Note that in this setting, whenever $p(x)=0$, the corresponding values of $q_\theta(x)$ are effectively ignored, because the weights in the objective come entirely from $p(x)$. In other words, if $p(x)$ is extremely small, it does not matter how large $q_\theta(x)$ becomes—the model receives essentially no gradient signal there. During training, regions where $p(x)$ is small contribute almost nothing, so $q_\theta(x)$ is neither penalized nor updated in those areas.

This explains why the model may converge to a mean value across multiple modes, even when no actual data points lie near that region. This is the hallmark of mean-seeking behavior.

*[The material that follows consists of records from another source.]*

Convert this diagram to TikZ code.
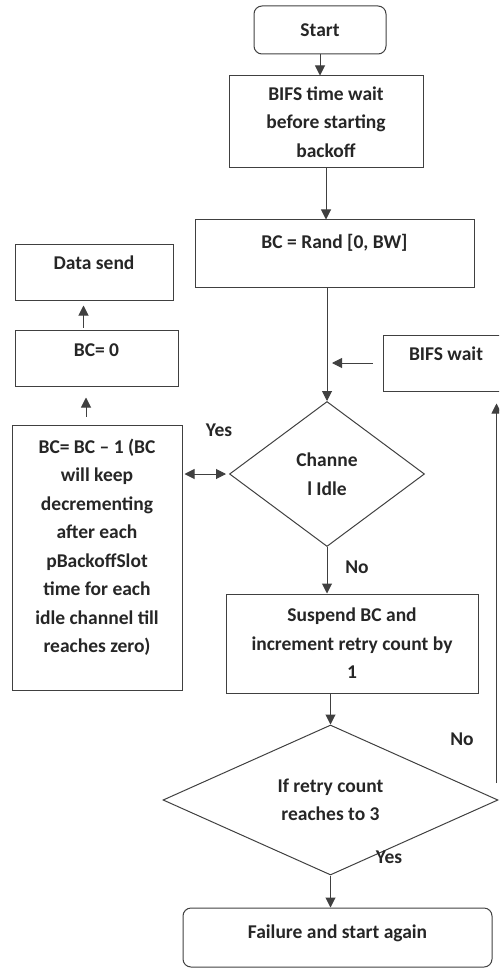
\documentclass[tikz,border=0pt]{standalone}
\usepackage{fontspec}
\setmainfont{Carlito}
\usetikzlibrary{positioning}
\usetikzlibrary{shapes.geometric}
\usetikzlibrary{arrows.meta}
\definecolor{linegray}{HTML}{404040}
\definecolor{textgray}{HTML}{262626}

\begin{document}
\begin{tikzpicture}
		[x=1pt, y=-1pt,
		font=\bfseries\fontsize{19.5}{28.5}\selectfont,
		box/.style={rectangle, draw=linegray, line width=1pt, text=textgray, align=center, inner sep=2pt},
		terminal/.style={box, rounded corners=8pt},
		decision/.style={diamond, draw=linegray, line width=1pt, text=textgray, align=center, inner sep=0pt, aspect=2.2},
		arr/.style={-{Triangle[length=10pt, width=10pt]}, draw=linegray, line width=1pt},
		darr/.style={{Triangle[length=10pt, width=10pt]}-{Triangle[length=10pt, width=10pt]}, draw=linegray, line width=1pt},
		lbl/.style={text=textgray}]
		\useasboundingbox (0,0) rectangle (499,968);
		\clip (0,0) rectangle (499,968);

		\node[terminal, minimum width=132pt, minimum height=48pt] (start) at (320,30) {Start};
		\node[box, minimum width=194pt, minimum height=92pt] (bifs) at (326,122) {BIFS time wait\\before starting\\backoff};
		\node[box, minimum width=279pt, minimum height=67pt, text height=14pt, text depth=24pt] (rand) at (334.5,253.5) {BC = Rand [0, BW]};
		\node[box, minimum width=158pt, minimum height=56pt, text height=14pt, text depth=19pt] (send) at (94,272) {Data send};
		\node[box, minimum width=163pt, minimum height=56pt, text height=14pt, text depth=17pt] (zero) at (96.5,358) {BC= 0};
		\node[box, minimum width=170pt, minimum height=265pt, text height=213.5pt, text depth=23pt] (dec) at (97,557.5) {BC= BC -- 1 (BC\\will keep\\decrementing\\after each\\pBackoffSlot\\time for each\\idle channel till\\reaches zero)};
		\node[decision, minimum width=195pt, minimum height=145pt] (idle) at (327,474) {Channe\\l Idle};
		\node[box, minimum width=126pt, minimum height=56pt, text height=14pt, text depth=19pt] (wait) at (446,363) {BIFS wait};
		\node[box, minimum width=252pt, minimum height=99pt] (suspend) at (352,643.5) {Suspend BC and\\increment retry count by\\1};
		\node[decision, minimum width=335pt, minimum height=150pt] (retry) at (330.5,800) {If retry count\\reaches to 3};
		\node[terminal, minimum width=309pt, minimum height=59pt, text height=14pt, text depth=13pt] (fail) at (337.5,937.5) {Failure and start again};

		\node[lbl] (yesidle) at (219,430) {Yes};
		\node[lbl] (noidle) at (357,567) {No};
		\node[lbl] (noretry) at (462,739) {No};
		\node[lbl] (yesretry) at (389,857) {Yes};

		\draw[arr] (start.south) -- (start.south |- bifs.north);
		\draw[arr] (bifs.south) -- (bifs.south |- rand.north);
		\draw[arr] (rand.south -| idle.north) -- (idle.north);
		\draw[arr, shorten <=10pt, shorten >=5pt] (wait.west) -- (wait.west -| idle.north);
		\draw[darr, shorten <=2pt, shorten >=3pt] (dec.east |- idle.west) -- (idle.west);
		\draw[arr, shorten <=8pt, shorten >=11pt] ([xshift=-11pt]dec.north) -- ([xshift=-11pt]dec.north |- zero.south);
		\draw[arr, shorten <=2pt, shorten >=5pt] ([xshift=-13pt]zero.north) -- ([xshift=-13pt]zero.north |- send.south);
		\draw[arr] (idle.south) -- (idle.south |- suspend.north);
		\draw[arr] (suspend.south -| retry.north) -- (retry.north);
		\draw[arr] (retry.south) -- (retry.south |- fail.north);
		\draw[arr, shorten >=12pt] ([xshift=-2pt, yshift=17pt]retry.east) -- ([xshift=-2pt]retry.east |- wait.south);
	\end{tikzpicture}
\end{document}
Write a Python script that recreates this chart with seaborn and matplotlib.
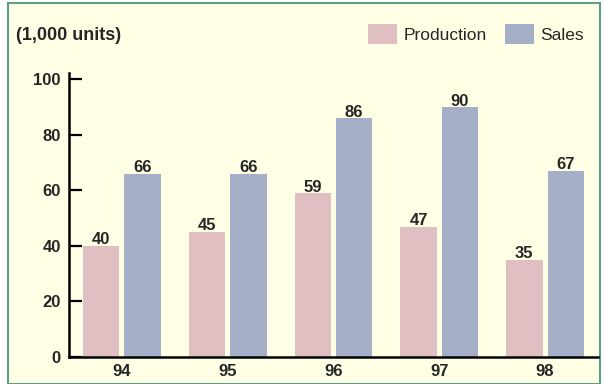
import matplotlib
matplotlib.use("Agg")
import matplotlib.pyplot as plt
import seaborn as sns
import pandas as pd
from matplotlib.patches import Rectangle
from matplotlib import font_manager

years = ["94", "95", "96", "97", "98"]
production = [40, 45, 59, 47, 35]
sales = [66, 66, 86, 90, 67]
series = ["Production", "Sales"]
colors = ["#E0BFC3", "#A5AFC8"]
yticks = [0, 20, 40, 60, 80, 100]

df = pd.DataFrame({
    "year": years * 2,
    "value": production + sales,
    "series": [series[0]] * len(years) + [series[1]] * len(years),
})

sns.set_theme(style="white")
plt.rcParams["font.family"] = ["Liberation Sans", "DejaVu Sans"]
avail = {f.name for f in font_manager.fontManager.ttflist}
if "Liberation Sans Narrow" in avail:
    leg_font, leg_size = "Liberation Sans Narrow", 14.5
else:
    leg_font, leg_size = "Liberation Sans", 12.5

bg = "#FFFFE6"
fig = plt.figure(figsize=(6.04, 3.84), dpi=100, facecolor="white")
fig.patches.append(Rectangle((8 / 604, 0), 592 / 604, 1 - 3 / 384, transform=fig.transFigure,
                             facecolor=bg, edgecolor="#5E9C8C", linewidth=1.5, zorder=-10))
ax = fig.add_axes([69 / 604, 1 - 357 / 384, 529 / 604, (357 - 72.7) / 384])
ax.set_facecolor("none")

sns.barplot(data=df, x="year", y="value", hue="series", palette=colors,
            width=0.784, gap=0.12, ax=ax, saturation=1, edgecolor="none", legend=True)

for c in ax.containers:
    ax.bar_label(c, fmt="%d", padding=-1, fontsize=12, fontweight="bold")

ax.set_xlim(-0.5, 4.5)
ax.set_ylim(0, 102.4)
ax.set_yticks(yticks)
ax.set_xlabel("")
ax.set_ylabel("")
for s in ["top", "right"]:
    ax.spines[s].set_visible(False)
for s in ["left", "bottom"]:
    ax.spines[s].set_color("black")
    ax.spines[s].set_linewidth(1.8)
ax.tick_params(axis="y", left=True, direction="in", length=9, width=1.6, color="black",
               pad=5.8, labelsize=12)
ax.tick_params(axis="x", bottom=False, length=0, pad=5, labelsize=12)
for lab in ax.get_xticklabels() + ax.get_yticklabels():
    lab.set_fontweight("bold")

sns.move_legend(ax, "upper left", bbox_to_anchor=(368 / 604, 1 - 24 / 384),
                bbox_transform=fig.transFigure, ncol=2, frameon=False, title=None,
                borderpad=0, borderaxespad=0,
                handlelength=1.67, handleheight=1.38, columnspacing=1.0, handletextpad=0.4,
                prop={"family": leg_font, "size": leg_size})

fig.text(16 / 604, 1 - 35 / 384, "(1,000 units)", fontsize=13, fontweight="bold",
         va="center", ha="left")

fig.savefig("out.png", dpi=100, facecolor="white")
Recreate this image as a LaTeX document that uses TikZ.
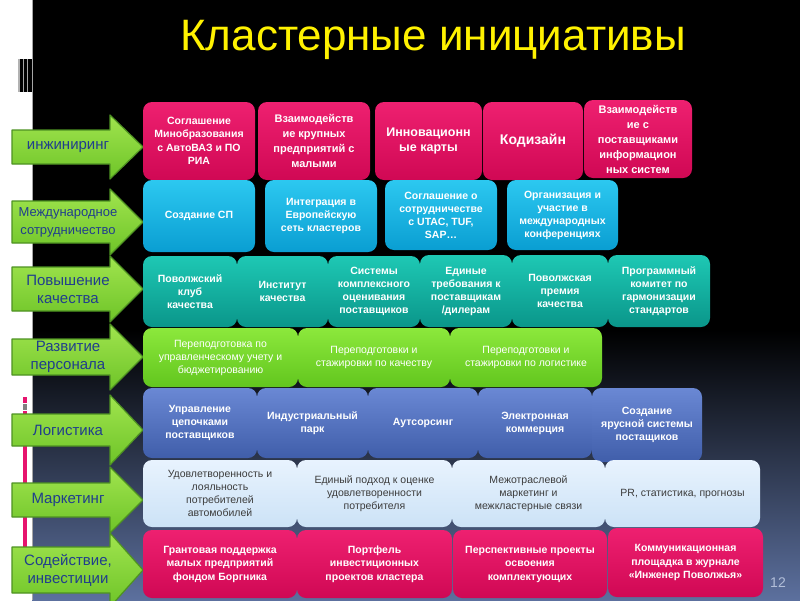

Reverse KL Divergence: Mode-Seeking Behavior

In the second regime, we are looking to minimize the backward KL-divergence:

$$D_{\mathrm{KL}}(q_\theta \| p)=\mathbb{E}_{x \sim q_\theta(x)}\left[\log \frac{q_\theta(x)}{p(x)}\right]=\sum_{x} q_\theta(x) \log\frac{q_\theta(x)}{p(x)}$$

Now we have the opposite problem: if the model decides to put zero probability $q_\theta(x) = 0$ where there is data $p(x) \neq 0$, then it will not be punished by the training algorithm! In this case it is better for the model to just fit to a portion of the data which appears more often and ignore the rest. This is the mode-seeking behavior.

Interactive Visualization

The interactive visualization below demonstrates the fundamental difference between forward and reverse KL divergence optimization. You can adjust the mode separation and animation speed to see how the approximating distributions behave differently.

KL Divergence Optimization

Visualizing Forward KL(p||q) vs Reverse KL(q||p) Minimization

Mode Separation 5.0

Animation Speed 1.0x

Target p(x) - Bimodal

Forward KL (Mean-Seeking)

Reverse KL (Mode-Seeking)

D_KL(p || q_θ)

0.000

D_KL(q_θ || p)

0.000

Optimization Step

Convergence

In the visualization above, the target (data) distribution $p(x)$ (the cyan line) is a Gaussian mixture model with two components. The approximating distribution $q_\theta(x)$ is constrained to be a single Gaussian $\mathcal{N}(\mu, \sigma^2)$.

Forward KL divergence $D_{KL}(p||q_\theta)$ minimization yields mean-seeking behavior (red dashed line), placing $q_\theta$ between the two modes to minimize the penalty where $p$ has mass but $q_\theta$ does not. Reverse KL divergence $D_{KL}(q_\theta||p)$ minimization exhibits mode-seeking behavior (blue dotted line), concentrating $q$ on a single mode to avoid placing mass where $p$ has low probability. This asymmetry has profound implications for variational inference and generative modeling.

The Philosophical Implications

This points out an uneasy fact about modeling: when we are trying to model the world we either have to make a "jump" by assigning non-zero probability to a situation that has not been observed unless we make the manifold assumption or we just have to ignore different data points in an attempt to explain (compress) everything by the most frequent observation. Note that there is a third way in which we can just memorize all the data points, and hence no compression and no generalization.

This highlights a fundamental and uneasy truth about modeling: in order to represent the world, we must make a leap beyond what we have actually observed. Without some form of structural assumption (such as the manifold assumption in machine learning), we are forced to assign non-zero probability to situations that have never occurred in our data. This reflects a philosophical problem that goes back to Hume's problem of induction, namely that there is no purely logical way to justify predictions about unobserved cases based solely on past experience. Any such prediction requires an imaginative or assumptive step beyond the evidence.

If, on the other hand, we avoid this leap and refuse to assign probability anywhere we have not seen data, we end up explaining everything solely by reference to the most frequent or typical observations, basically ignoring rarer data points, in an attempt to compress all knowledge into a single pattern.

There is, of course, a third possibility: we could simply memorize every data point without attempting any form of generalization or compression. This "solution" ignores generalization entirely and with it, the ability to predict or understand new scenarios.

Conclusion

The dichotomy between mean-seeking and mode-seeking behaviors reveals a deep epistemic tension in machine learning and statistical inference. This is not merely a technical detail about optimization objectives—it reflects fundamental questions about how we can and should generalize from finite observations to make predictions about an uncertain world.

The choice between forward and reverse KL divergence is ultimately a choice about what kinds of errors we are willing to tolerate: Do we prefer a model that covers all possibilities but may hallucinate impossible states (mean-seeking)? Or do we prefer a model that stays conservative, focusing only on high-probability regions while potentially missing important rare events (mode-seeking)?

Neither approach is universally superior. The appropriate choice depends on the application, the cost of different types of errors, and our prior beliefs about the structure of the world. What remains constant is the inescapable truth that compression requires assumption, and all generalization involves a leap of faith beyond the data we have observed.